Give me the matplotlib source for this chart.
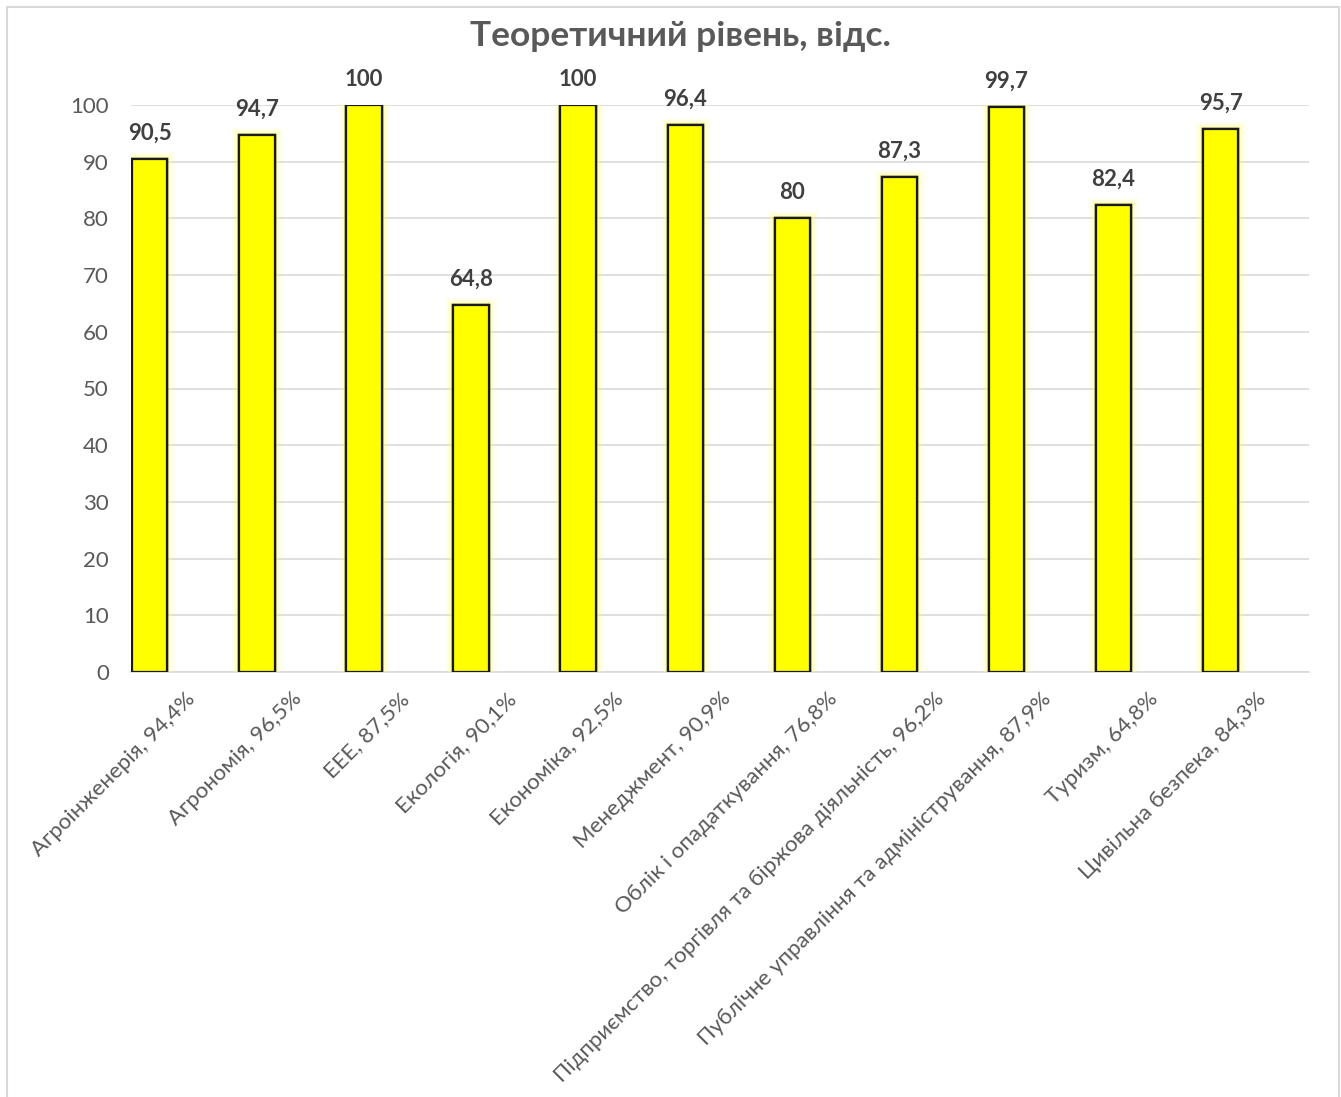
import matplotlib
matplotlib.use("Agg")
import matplotlib.pyplot as plt
import matplotlib.patheffects as pe
from matplotlib.patches import Rectangle

categories = ["Агроінженерія, 94,4%", "Агрономія, 96,5%", "ЕЕЕ, 87,5%", "Екологія, 90,1%",
              "Економіка, 92,5%", "Менеджмент, 90,9%", "Облік і опадаткування, 76,8%",
              "Підприємство, торгівля та біржова діяльність, 96,2%",
              "Публічне управління та адміністрування, 87,9%", "Туризм, 64,8%",
              "Цивільна безпека, 84,3%"]
values = [90.5, 94.7, 100, 64.8, 100, 96.4, 80, 87.3, 99.7, 82.4, 95.7]
value_labels = ["90,5", "94,7", "100", "64,8", "100", "96,4", "80", "87,3", "99,7", "82,4", "95,7"]
yticks = [0, 10, 20, 30, 40, 50, 60, 70, 80, 90, 100]
title = "Теоретичний рівень, відс."

W, H = 1341, 1097
fig = plt.figure(figsize=(W / 100, H / 100), dpi=100)
plt.rcParams['font.family'] = ['Lato', 'DejaVu Sans']

# outer border
fig.patches.append(Rectangle((7 / W, -0.01), (1339 - 7) / W, 1.01 - 7 / H,
                             transform=fig.transFigure, fill=False,
                             edgecolor="#d9d9d9", linewidth=1.5))

left, right = 131 / W, 1309 / W
bottom, top = 1 - 672 / H, 1 - 105 / H
ax = fig.add_axes([left, bottom, right - left, top - bottom])

x = list(range(len(categories)))
bw = 0.33
bar_x = [xi - 0.5 + 0.01 for xi in x]
bars = ax.bar(bar_x, values, width=bw, align="edge", color="#ffff00", edgecolor="#1a1a1a",
              linewidth=1.6, zorder=3)
for b in bars:
    b.set_path_effects([pe.withStroke(linewidth=11, foreground=(1, 1, 0.55, 0.12)),
                        pe.withStroke(linewidth=7, foreground=(1, 1, 0.5, 0.2)),
                        pe.withStroke(linewidth=4, foreground=(1, 1, 0.4, 0.3)),
                        pe.Normal()])

for bx, v, lab in zip(bar_x, values, value_labels):
    ax.annotate(lab, (bx + bw / 2, v), xytext=(0, 11), textcoords="offset points",
                ha="center", va="bottom", fontsize=16, fontweight="bold", color="#404040")

ax.set_xlim(-0.5, len(categories) - 0.5)
ax.set_ylim(0, 100)
ax.set_yticks(yticks)
ax.set_yticklabels([str(t) for t in yticks], fontsize=16, color="#595959")
ax.set_xticks(x)
ax.set_xticklabels(categories, rotation=45, ha="right", rotation_mode="anchor",
                   fontsize=16, color="#595959")
ax.tick_params(axis="both", length=0)
ax.tick_params(axis="y", pad=16)
ax.tick_params(axis="x", pad=12)
ax.grid(axis="y", color="#d9d9d9", linewidth=1.2, zorder=0)
ax.set_axisbelow(True)
for s in ["top", "right", "left"]:
    ax.spines[s].set_visible(False)
ax.spines["bottom"].set_color("#d9d9d9")
ax.spines["bottom"].set_linewidth(1.2)

fig.text(680 / W, 1 - 36 / H, title, ha="center", va="center",
         fontsize=25.5, fontweight="bold", color="#595959")

fig.savefig("out.png", dpi=100, facecolor="white")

·····

[SHORT EXERCISE] Begin at the first line of the data above and repeat each line exactly, stopping after the line containing "from matplotlib.patches import Rectangle". Omit the pictures.

[PROBLEM SOLUTION]
Give me the matplotlib source for this chart.
import matplotlib
matplotlib.use("Agg")
import matplotlib.pyplot as plt
import matplotlib.patheffects as pe
from matplotlib.patches import Rectangle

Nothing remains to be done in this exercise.